Interlude In a Sand Wind By Eero Tammi

in 18th Cottbus Festival of East European Cinema

by Eero Tammi

The 18th Film Festival Cottbus screened three very interesting films with a beautiful, cinematic way of breathing through the environment they were shot in, using very few locations and creating a strong atmosphere while concentrating on the essential. There was the stylish Hungarian film Delta, a piece, gloomy to a point of almost becoming somewhat amusing. A tragedy set in the country side, it felt like a trailer of a Béla Tarr film shot in color, with a zip of Sam Peckinpah’s Straw Dogs (1971) and the mood of a sad song by Leonard Cohen or Nick Cave. More uplifting was Wild Field (Dikoe Pole), Mikheil Kalatozisvhili’s quietly humoristic film about the steppe and poor, tragicomic Russian people. Through its scenery and situations, it contrived some mental flashbacks to the archaic Westerns of Monte Hellman and Budd Boetticher, being at the same time a work with strong national flavour. And finally, one of the bravest films at the festival was the Kazakh film Tulpan. Partly a documentary about a young nomadic sheep-herder, it was a ride from deep melancholia to uplifting optimism, and accordingly won the festival’s prize for best director.

Personally, I had to watch Tulpan with simultaneous translation via headphones. This luckily did not matter much, since the film — its good dialogue sequences notwithstanding — is more about sand, wind and expressions on people’s faces. Successfully, Tulpan is about space and time. Which is to say it is a real film. Sergei Dvortsevoy — a director with solid documentary background — is a name we will probably talk much more about if he manages to make more features this good.

In his documentaries — In the Dark (V temnote, 2004), for example, a portrayal of an old blind man netting string bags — Dvortsevoy follows lonely people living on the margins of society — or far away from it. With an exceptionally sensitive cognition of the poetic dimensions of mundane, nothing-much-happening situations, Dvortsevoy shot Tulpan in the austere Kazakh steppe, with amateur actors making the most of natural performances. Because of this, the film at first reminded me of the Finnish anthropologic filmmaker Markku Lehmuskallio’s visually astounding, partly fiction film Seven Songs From the Tundra (Seitsemän laulua tundralta, 2000). What Dvortsevoy has working for him however is something much better than just majestic images and a feeling of authenticity. He is not humble in the wrong way, which has often made Lehmuskallio’s films quite boring. Dvortsevoy has explored, personally internalised and cinematically engaged the landscape. The characters come to life, but the most important thing is the position of the filmmaker. He is not just following the action, he is in there, and wants us to feel into his own way of seeing the world.

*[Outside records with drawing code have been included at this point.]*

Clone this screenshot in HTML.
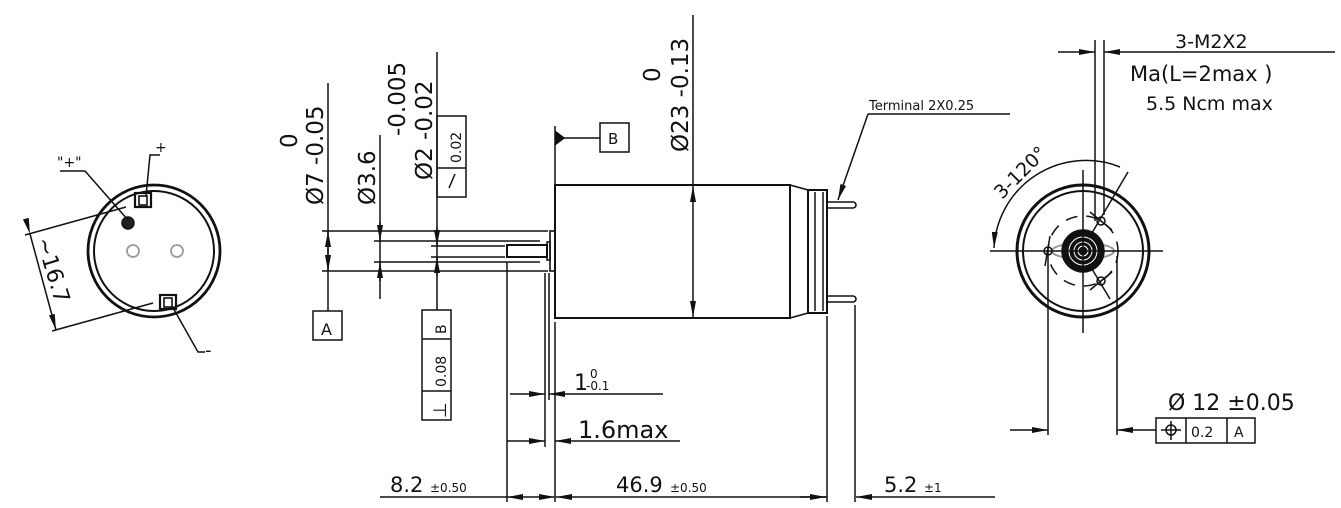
<!DOCTYPE html>
<html><head><meta charset="utf-8"><style>
html,body{margin:0;padding:0;background:#fff;}
svg{display:block;}
text{font-family:"DejaVu Sans","Liberation Sans",sans-serif;fill:#111;}
</style></head><body>
<svg width="1341" height="508" viewBox="0 0 1341 508" xmlns="http://www.w3.org/2000/svg">
<defs>
<marker id="ar" viewBox="0 0 16 6" refX="16" refY="3" markerWidth="16" markerHeight="6" orient="auto" markerUnits="userSpaceOnUse"><path d="M0,0 L16,3 L0,6 z" fill="#111"/></marker>
</defs>
<g stroke="#111" stroke-width="1.5" fill="none">
<!-- LEFT VIEW -->
<circle cx="154" cy="251" r="66" stroke-width="2.8"/>
<circle cx="154" cy="251" r="60" stroke-width="2"/>
<circle cx="133" cy="251" r="6" stroke="#999" stroke-width="1.8"/>
<circle cx="177" cy="251" r="6" stroke="#999" stroke-width="1.8"/>
<circle cx="128" cy="223" r="6" fill="#222"/>
<rect x="135" y="193" width="16" height="14" stroke-width="2.2"/>
<rect x="139" y="196" width="8" height="9" stroke-width="1.6"/>
<rect x="160" y="295" width="16" height="14" stroke-width="2.2"/>
<rect x="164" y="298" width="8" height="9" stroke-width="1.6"/>
<polyline points="60,171 85,171 128,220"/>
<polyline points="160,155 150,155 146,196"/>
<polyline points="205,352 198,352 172,306"/>
<line x1="25" y1="235" x2="126" y2="207"/>
<line x1="52" y1="331" x2="153" y2="303"/>
<line x1="30" y1="234" x2="56" y2="330" marker-start="url(#ar)" marker-end="url(#ar)"/>
<!-- MAIN VIEW: extension lines -->
<line x1="322" y1="231" x2="548" y2="231"/>
<line x1="322" y1="271" x2="548" y2="271"/>
<line x1="374" y1="241" x2="540" y2="241"/>
<line x1="374" y1="262" x2="540" y2="262"/>
<line x1="431" y1="246" x2="505" y2="246"/>
<line x1="431" y1="257" x2="505" y2="257"/>
<!-- Ø7 -->
<line x1="328" y1="83" x2="328" y2="311"/>
<line x1="328" y1="251" x2="328" y2="231" marker-end="url(#ar)"/>
<line x1="328" y1="251" x2="328" y2="271" marker-end="url(#ar)"/>
<rect x="313" y="311" width="29" height="29"/>
<!-- Ø3.6 -->
<line x1="380" y1="135" x2="380" y2="299"/>
<line x1="380" y1="222" x2="380" y2="241" marker-end="url(#ar)"/>
<line x1="380" y1="281" x2="380" y2="262" marker-end="url(#ar)"/>
<!-- Ø2 -->
<line x1="437" y1="52" x2="437" y2="310"/>
<line x1="437" y1="227" x2="437" y2="246" marker-end="url(#ar)"/>
<line x1="437" y1="276" x2="437" y2="257" marker-end="url(#ar)"/>
<rect x="437" y="116" width="29" height="81"/>
<line x1="437" y1="168" x2="466" y2="168"/>
<line x1="449" y1="188" x2="455" y2="174"/>
<rect x="422" y="310" width="29" height="110"/>
<line x1="422" y1="339" x2="451" y2="339"/>
<line x1="422" y1="391" x2="451" y2="391"/>
<!-- shaft & flange -->
<rect x="507" y="245" width="40" height="12" stroke-width="2"/>
<rect x="547" y="242" width="3" height="18"/>
<rect x="550" y="231" width="5" height="40" stroke-width="1.6"/>
<!-- body -->
<rect x="555" y="185" width="235" height="133" stroke-width="2"/>
<polyline points="790,185 808,190 808,313 790,318" stroke-width="1.6"/>
<rect x="808" y="190" width="19" height="123" stroke-width="2"/>
<line x1="815" y1="192" x2="815" y2="311"/>
<line x1="823" y1="192" x2="823" y2="311"/>
<path d="M827,202 H853 a3,3 0 0 1 0,6 H827" stroke-width="1.6"/>
<path d="M827,296 H853 a3,3 0 0 1 0,6 H827" stroke-width="1.6"/>
<!-- datum B -->
<line x1="555" y1="126" x2="555" y2="185"/>
<path d="M556,132 L564,138 L556,144 z" fill="#111"/>
<line x1="556" y1="138" x2="600" y2="138"/>
<rect x="600" y="123" width="29" height="29"/>
<!-- Ø23 -->
<line x1="693" y1="15" x2="693" y2="185"/>
<line x1="693" y1="252" x2="693" y2="186" marker-end="url(#ar)"/>
<line x1="693" y1="252" x2="693" y2="317" marker-end="url(#ar)"/>
<!-- terminal leader -->
<line x1="868" y1="114" x2="1010" y2="114"/>
<line x1="868" y1="114" x2="838" y2="200" marker-end="url(#ar)"/>
<!-- bottom verticals -->
<line x1="507" y1="262" x2="507" y2="502"/>
<line x1="545" y1="273" x2="545" y2="447"/>
<line x1="549" y1="273" x2="549" y2="400"/>
<line x1="555" y1="322" x2="555" y2="502"/>
<line x1="827" y1="316" x2="827" y2="502"/>
<line x1="855" y1="305" x2="855" y2="502"/>
<!-- dims -->
<line x1="510" y1="394" x2="545" y2="394" marker-end="url(#ar)"/>
<line x1="663" y1="394" x2="549" y2="394" marker-end="url(#ar)"/>
<line x1="507" y1="441" x2="545" y2="441" marker-end="url(#ar)"/>
<line x1="680" y1="441" x2="555" y2="441" marker-end="url(#ar)"/>
<line x1="380" y1="497" x2="507" y2="497"/>
<line x1="531" y1="497" x2="507" y2="497" marker-end="url(#ar)"/>
<line x1="531" y1="497" x2="555" y2="497" marker-end="url(#ar)"/>
<line x1="691" y1="497" x2="556" y2="497" marker-end="url(#ar)"/>
<line x1="691" y1="497" x2="826" y2="497" marker-end="url(#ar)"/>
<line x1="995" y1="497" x2="856" y2="497" marker-end="url(#ar)"/>
<line x1="800" y1="497" x2="827" y2="497"/>
<!-- RIGHT VIEW -->
<circle cx="1083" cy="251" r="66" stroke-width="3"/>
<circle cx="1083" cy="251" r="60" stroke-width="2"/>
<circle cx="1083" cy="251" r="35" stroke-dasharray="12,9"/>
<ellipse cx="1083" cy="251" rx="31" ry="8" stroke="#999" stroke-width="2"/>
<circle cx="1083" cy="251" r="21" fill="#111"/>
<circle cx="1083" cy="251" r="14" stroke="#fff" stroke-width="1"/>
<circle cx="1083" cy="251" r="9" stroke="#fff" stroke-width="1"/>
<circle cx="1083" cy="251" r="5" stroke="#fff" stroke-width="1"/>
<line x1="990" y1="251" x2="1163" y2="251"/>
<line x1="1083" y1="170" x2="1083" y2="333"/>
<circle cx="1101" cy="221" r="4"/>
<circle cx="1048" cy="251" r="4"/>
<circle cx="1101" cy="281" r="4"/>
<line x1="1089" y1="238" x2="1128" y2="172"/>
<line x1="1089" y1="264" x2="1110" y2="299"/>
<path d="M1090,212 l22,18 M1090,290 l22,-18 M1050,236 l-5,30"/>
<line x1="1095" y1="40" x2="1095" y2="221"/>
<line x1="1104" y1="40" x2="1104" y2="215"/>
<line x1="1058" y1="52" x2="1095" y2="52" marker-end="url(#ar)"/>
<line x1="1335" y1="52" x2="1104" y2="52" marker-end="url(#ar)"/>
<path d="M1120,167 A92,92 0 0 0 994,248" marker-end="url(#ar)"/>
<line x1="1048" y1="256" x2="1048" y2="435"/>
<line x1="1117" y1="256" x2="1117" y2="435"/>
<line x1="1010" y1="430" x2="1048" y2="430" marker-end="url(#ar)"/>
<line x1="1156" y1="430" x2="1117" y2="430" marker-end="url(#ar)"/>
<rect x="1156" y="418" width="99" height="25"/>
<line x1="1186" y1="418" x2="1186" y2="443"/>
<line x1="1227" y1="418" x2="1227" y2="443"/>
<circle cx="1171" cy="430" r="5"/>
<line x1="1161" y1="430" x2="1181" y2="430"/>
<line x1="1171" y1="421" x2="1171" y2="440"/>
</g>
<!-- TEXT -->
<text x="155" y="152" font-size="14">+</text>
<text x="57" y="167" font-size="14">"+"</text>
<text x="205" y="356" font-size="18">-</text>
<text transform="translate(36,240) rotate(73)" font-size="22">~16.7</text>
<text x="321" y="335" font-size="16">A</text>
<text transform="translate(323,205) rotate(-90)" font-size="23">Ø7 -0.05</text>
<text transform="translate(297,148) rotate(-90)" font-size="23">0</text>
<text transform="translate(375,205) rotate(-90)" font-size="23">Ø3.6</text>
<text transform="translate(432,180) rotate(-90)" font-size="23">Ø2 -0.02</text>
<text transform="translate(405,136) rotate(-90)" font-size="23">-0.005</text>
<text transform="translate(461,163) rotate(-90)" font-size="14">0.02</text>
<text transform="translate(446,387) rotate(-90)" font-size="14">0.08</text>
<text transform="translate(446,334) rotate(-90)" font-size="14">B</text>
<text transform="translate(446,418) rotate(-90)" font-size="18">⊥</text>
<text x="608" y="144" font-size="15">B</text>
<text transform="translate(688,152) rotate(-90)" font-size="23">Ø23 -0.13</text>
<text transform="translate(660,82) rotate(-90)" font-size="23">0</text>
<text x="869" y="110" font-size="13">Terminal 2X0.25</text>
<text x="574" y="390" font-size="22">1</text>
<text x="590" y="378" font-size="12">0</text>
<text x="586" y="390" font-size="12">-0.1</text>
<text x="578" y="438" font-size="24">1.6max</text>
<text x="390" y="492" font-size="21">8.2</text><text x="430" y="492" font-size="12">±0.50</text>
<text x="616" y="492" font-size="21">46.9</text><text x="670" y="492" font-size="12">±0.50</text>
<text x="884" y="492" font-size="21">5.2</text><text x="924" y="492" font-size="12">±1</text>
<text x="1175" y="48" font-size="19">3-M2X2</text>
<text x="1130" y="81" font-size="21">Ma(L=2max )</text>
<text x="1146" y="110" font-size="19">5.5 Ncm max</text>
<text transform="translate(1002,200) rotate(-45)" font-size="19">3-120°</text>
<text x="1168" y="410" font-size="22">Ø 12 ±0.05</text>
<text x="1191" y="437" font-size="14">0.2</text>
<text x="1234" y="437" font-size="14">A</text>
</svg>
</body></html>
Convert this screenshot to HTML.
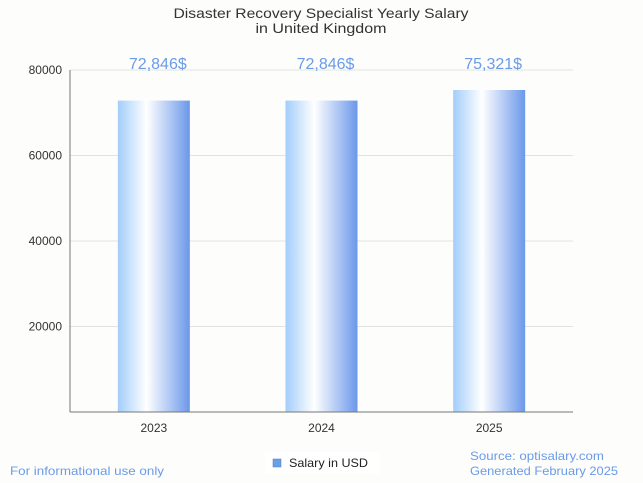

Tulpan might seem in many ways a poignant film about poor people without much opportunities, but it is really a jagged and funny piece by a director believing in the magnetism of life in all its forms. Yet its sadness stems from its story about a disappearing culture.

Tulpan is about yearning and longing, loneliness and unrequited love, and finally about discovering new meanings in life. Through its main character, it offers a meditation on the bittersweet pain of growing up. But when all is said and done, the film is, above all, about strength and character. Asa (Askhat Kuchencherekov) is a young sheep herder, a former sailor now used to sand winds. He runs a flock with his sister Samal (Samal Yeslyamova), her husband Ondas (Ondas Besikbasov), and their three children. They all live in a removable home. Asa does not get along with Ondas and dreams of having a flock of his own. Pushed to get married, he tries to ask for the hand of Tulpan, the only girl nearby. Tulpan, a girl we never really see, is Asa’s only way to realize his dream. After her parents send her away to the city, Asa — tired of his family and the recurrent sight of still born baby lambs — decides to leave too. He never gets anywhere, but something seems to be happening inside of him, changing his way of looking at the world.

In many ways Asa is living in a state of in-between. His nomadic way of life first seems to go hand in hand with his emotional wandering and insecurity. But when in the end Samal and Ondas are preparing to take their home to the next point, Asa also appears ready to move on. The city might not be the best destination if you realise that the trips we make inside our heads are usually more crucial.

Tulpan will be remembered for the long scene where Asa helps a healthy baby lamb to be born. Dvortsevoy does not insist on the difference between “authentic” and “staged”. Everything works seamlessly, and in the end we have an important documentary of a vanishing way of life, and a poetically constructed coming of age story, both sad and funny. All in all, Tulpan is a beautiful demonstration of craft and emotion by a Kazakh director to be followed closely.